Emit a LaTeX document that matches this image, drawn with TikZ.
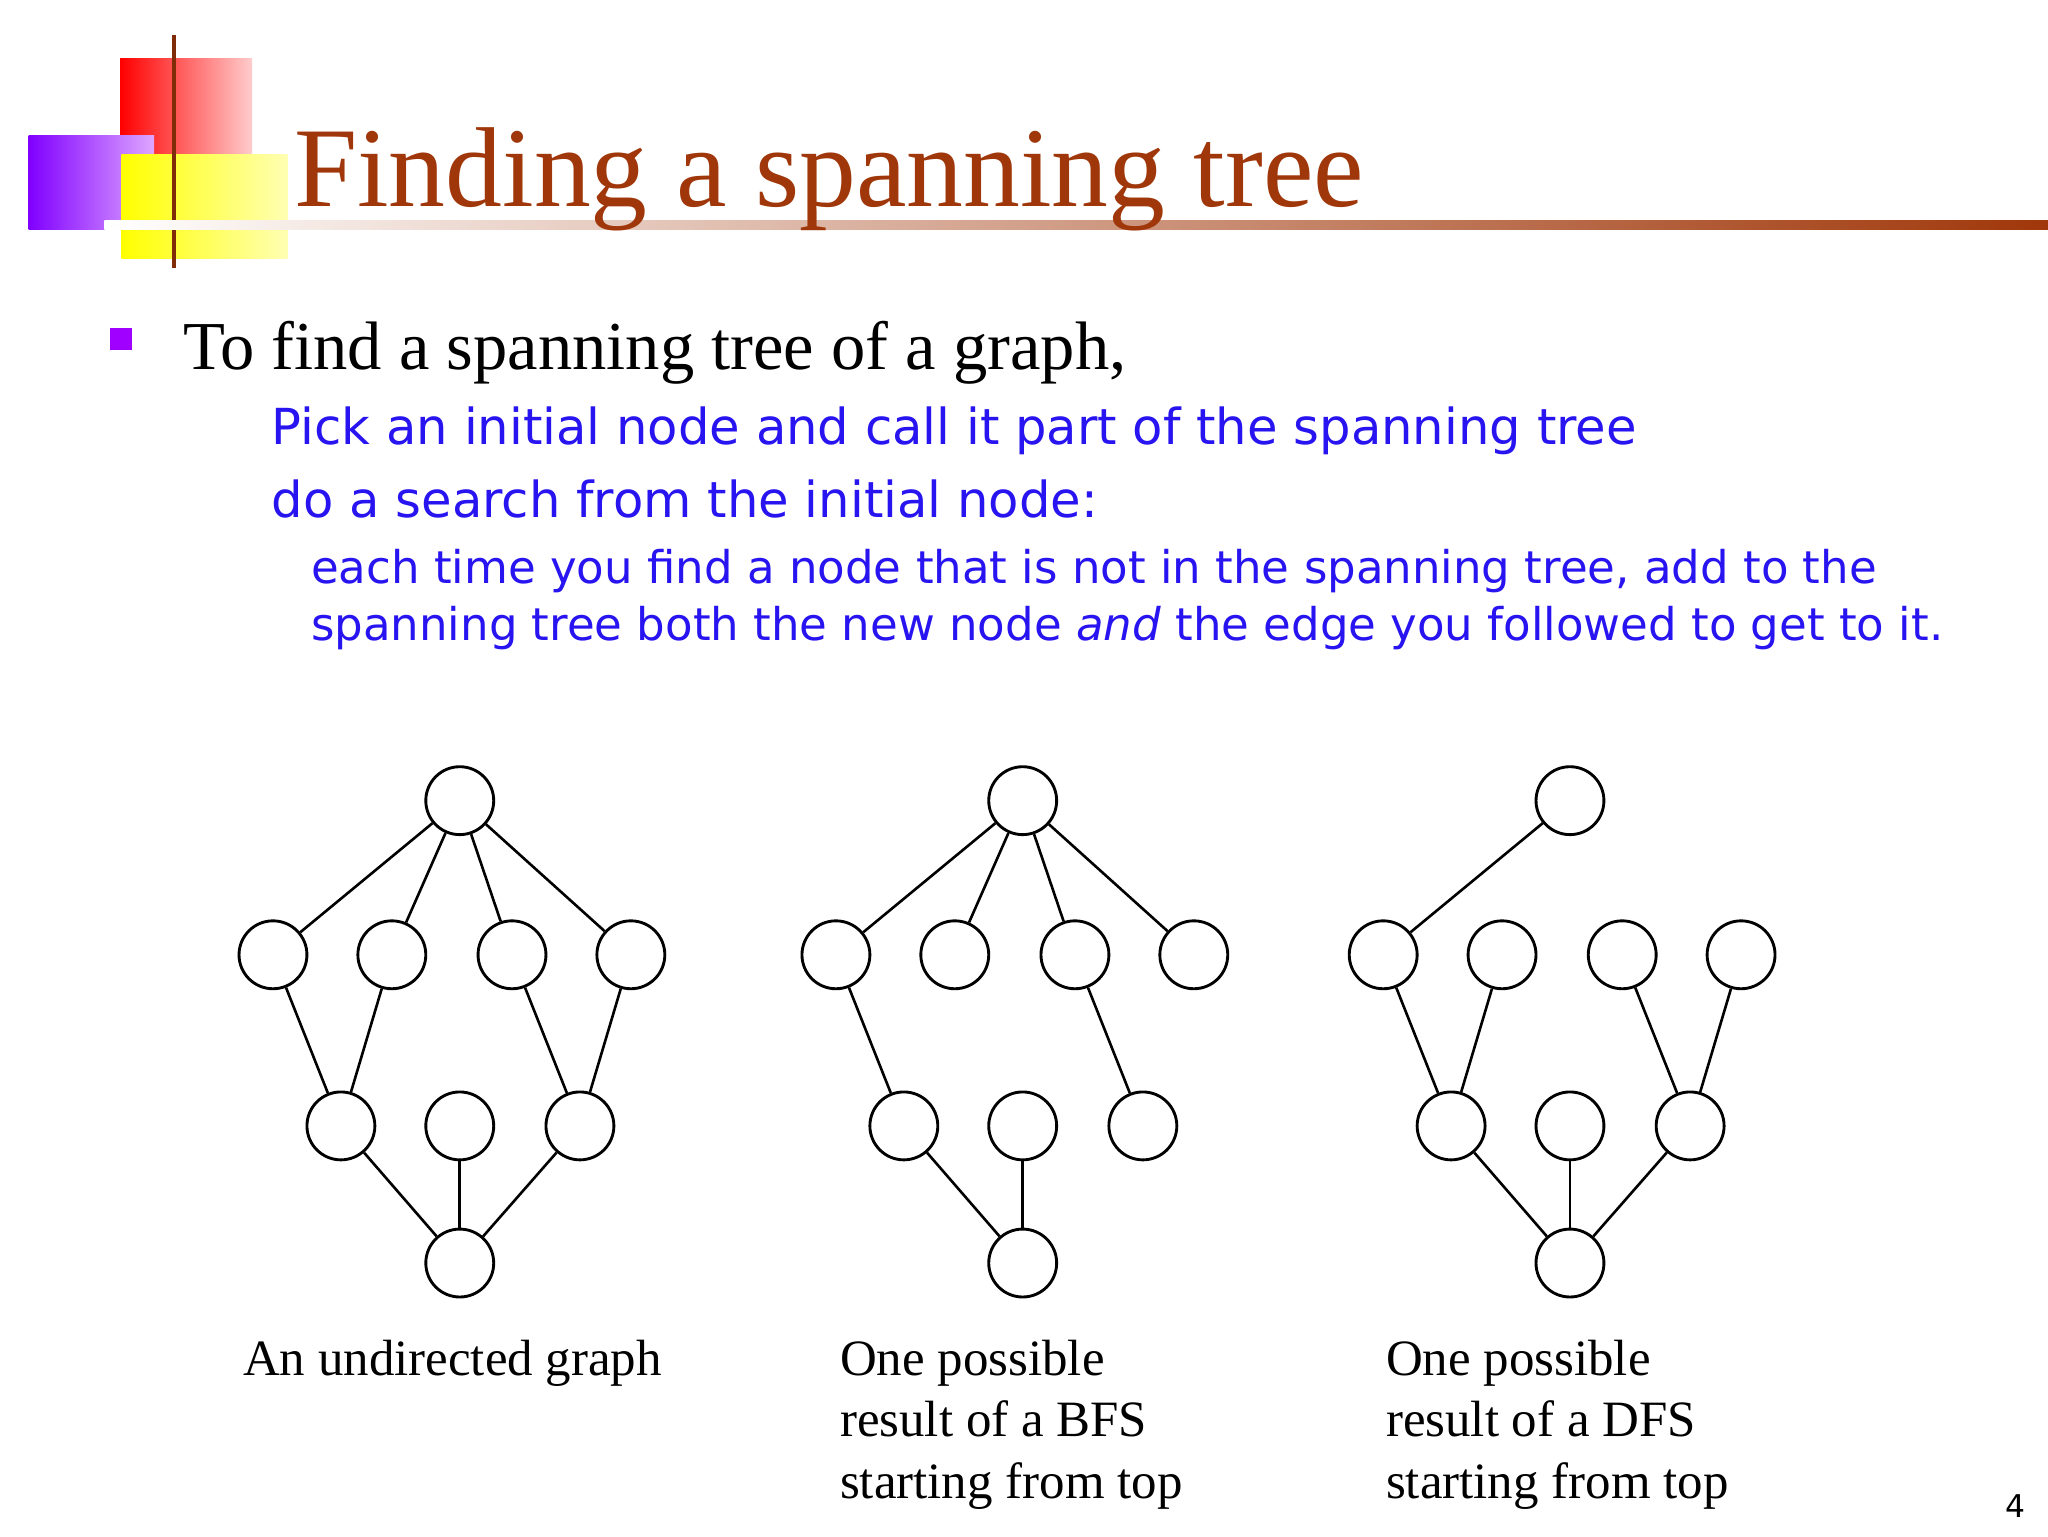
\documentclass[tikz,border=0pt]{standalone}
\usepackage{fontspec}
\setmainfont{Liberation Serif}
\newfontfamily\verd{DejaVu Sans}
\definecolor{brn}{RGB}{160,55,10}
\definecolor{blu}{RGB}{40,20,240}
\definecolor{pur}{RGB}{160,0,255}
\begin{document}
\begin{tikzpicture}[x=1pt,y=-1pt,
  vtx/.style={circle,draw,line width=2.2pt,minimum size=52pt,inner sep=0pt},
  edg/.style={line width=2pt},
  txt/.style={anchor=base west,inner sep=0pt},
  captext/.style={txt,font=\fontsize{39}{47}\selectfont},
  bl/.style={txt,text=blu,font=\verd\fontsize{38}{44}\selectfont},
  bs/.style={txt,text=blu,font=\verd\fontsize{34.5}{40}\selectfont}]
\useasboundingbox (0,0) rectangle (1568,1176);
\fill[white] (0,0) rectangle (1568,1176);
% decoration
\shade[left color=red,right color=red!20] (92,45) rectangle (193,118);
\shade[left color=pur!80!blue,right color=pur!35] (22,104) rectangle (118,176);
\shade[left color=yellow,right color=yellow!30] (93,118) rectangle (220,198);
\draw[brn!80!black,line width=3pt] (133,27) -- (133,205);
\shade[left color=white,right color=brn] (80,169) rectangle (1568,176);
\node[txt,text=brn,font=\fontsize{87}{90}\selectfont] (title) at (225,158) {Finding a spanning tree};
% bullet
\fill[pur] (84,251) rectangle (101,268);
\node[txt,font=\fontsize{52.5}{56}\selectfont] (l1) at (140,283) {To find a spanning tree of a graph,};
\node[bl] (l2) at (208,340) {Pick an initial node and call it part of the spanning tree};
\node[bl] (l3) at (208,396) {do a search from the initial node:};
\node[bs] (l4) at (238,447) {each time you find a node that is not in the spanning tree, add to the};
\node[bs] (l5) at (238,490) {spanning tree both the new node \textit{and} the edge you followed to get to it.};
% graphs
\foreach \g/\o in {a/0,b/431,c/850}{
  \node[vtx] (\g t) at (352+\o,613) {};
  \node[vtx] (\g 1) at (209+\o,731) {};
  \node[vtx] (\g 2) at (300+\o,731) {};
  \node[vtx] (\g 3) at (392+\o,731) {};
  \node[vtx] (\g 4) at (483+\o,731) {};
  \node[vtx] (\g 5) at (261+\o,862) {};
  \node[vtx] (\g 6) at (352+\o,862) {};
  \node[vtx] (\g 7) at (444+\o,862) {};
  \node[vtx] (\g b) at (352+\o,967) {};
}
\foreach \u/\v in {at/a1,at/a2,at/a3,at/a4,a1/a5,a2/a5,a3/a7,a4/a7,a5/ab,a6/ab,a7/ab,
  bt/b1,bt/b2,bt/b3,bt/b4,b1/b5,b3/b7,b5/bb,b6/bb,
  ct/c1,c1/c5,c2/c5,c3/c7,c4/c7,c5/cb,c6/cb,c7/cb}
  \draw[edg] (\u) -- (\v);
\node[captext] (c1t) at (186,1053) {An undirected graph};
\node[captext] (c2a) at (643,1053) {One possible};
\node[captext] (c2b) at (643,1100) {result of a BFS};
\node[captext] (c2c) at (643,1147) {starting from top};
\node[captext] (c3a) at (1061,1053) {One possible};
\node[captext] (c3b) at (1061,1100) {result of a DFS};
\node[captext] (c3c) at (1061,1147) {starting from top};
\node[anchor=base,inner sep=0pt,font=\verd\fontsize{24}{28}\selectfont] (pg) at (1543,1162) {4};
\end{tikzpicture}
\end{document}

═══

### Task description
Omit the pictures and give the material again, exactly and in full.

### Solution for this task
Emit a LaTeX document that matches this image, drawn with TikZ.
\documentclass[tikz,border=0pt]{standalone}
\usepackage{fontspec}
\setmainfont{Liberation Serif}
\newfontfamily\verd{DejaVu Sans}
\definecolor{brn}{RGB}{160,55,10}
\definecolor{blu}{RGB}{40,20,240}
\definecolor{pur}{RGB}{160,0,255}
\begin{document}
\begin{tikzpicture}[x=1pt,y=-1pt,
  vtx/.style={circle,draw,line width=2.2pt,minimum size=52pt,inner sep=0pt},
  edg/.style={line width=2pt},
  txt/.style={anchor=base west,inner sep=0pt},
  captext/.style={txt,font=\fontsize{39}{47}\selectfont},
  bl/.style={txt,text=blu,font=\verd\fontsize{38}{44}\selectfont},
  bs/.style={txt,text=blu,font=\verd\fontsize{34.5}{40}\selectfont}]
\useasboundingbox (0,0) rectangle (1568,1176);
\fill[white] (0,0) rectangle (1568,1176);
% decoration
\shade[left color=red,right color=red!20] (92,45) rectangle (193,118);
\shade[left color=pur!80!blue,right color=pur!35] (22,104) rectangle (118,176);
\shade[left color=yellow,right color=yellow!30] (93,118) rectangle (220,198);
\draw[brn!80!black,line width=3pt] (133,27) -- (133,205);
\shade[left color=white,right color=brn] (80,169) rectangle (1568,176);
\node[txt,text=brn,font=\fontsize{87}{90}\selectfont] (title) at (225,158) {Finding a spanning tree};
% bullet
\fill[pur] (84,251) rectangle (101,268);
\node[txt,font=\fontsize{52.5}{56}\selectfont] (l1) at (140,283) {To find a spanning tree of a graph,};
\node[bl] (l2) at (208,340) {Pick an initial node and call it part of the spanning tree};
\node[bl] (l3) at (208,396) {do a search from the initial node:};
\node[bs] (l4) at (238,447) {each time you find a node that is not in the spanning tree, add to the};
\node[bs] (l5) at (238,490) {spanning tree both the new node \textit{and} the edge you followed to get to it.};
% graphs
\foreach \g/\o in {a/0,b/431,c/850}{
  \node[vtx] (\g t) at (352+\o,613) {};
  \node[vtx] (\g 1) at (209+\o,731) {};
  \node[vtx] (\g 2) at (300+\o,731) {};
  \node[vtx] (\g 3) at (392+\o,731) {};
  \node[vtx] (\g 4) at (483+\o,731) {};
  \node[vtx] (\g 5) at (261+\o,862) {};
  \node[vtx] (\g 6) at (352+\o,862) {};
  \node[vtx] (\g 7) at (444+\o,862) {};
  \node[vtx] (\g b) at (352+\o,967) {};
}
\foreach \u/\v in {at/a1,at/a2,at/a3,at/a4,a1/a5,a2/a5,a3/a7,a4/a7,a5/ab,a6/ab,a7/ab,
  bt/b1,bt/b2,bt/b3,bt/b4,b1/b5,b3/b7,b5/bb,b6/bb,
  ct/c1,c1/c5,c2/c5,c3/c7,c4/c7,c5/cb,c6/cb,c7/cb}
  \draw[edg] (\u) -- (\v);
\node[captext] (c1t) at (186,1053) {An undirected graph};
\node[captext] (c2a) at (643,1053) {One possible};
\node[captext] (c2b) at (643,1100) {result of a BFS};
\node[captext] (c2c) at (643,1147) {starting from top};
\node[captext] (c3a) at (1061,1053) {One possible};
\node[captext] (c3b) at (1061,1100) {result of a DFS};
\node[captext] (c3c) at (1061,1147) {starting from top};
\node[anchor=base,inner sep=0pt,font=\verd\fontsize{24}{28}\selectfont] (pg) at (1543,1162) {4};
\end{tikzpicture}
\end{document}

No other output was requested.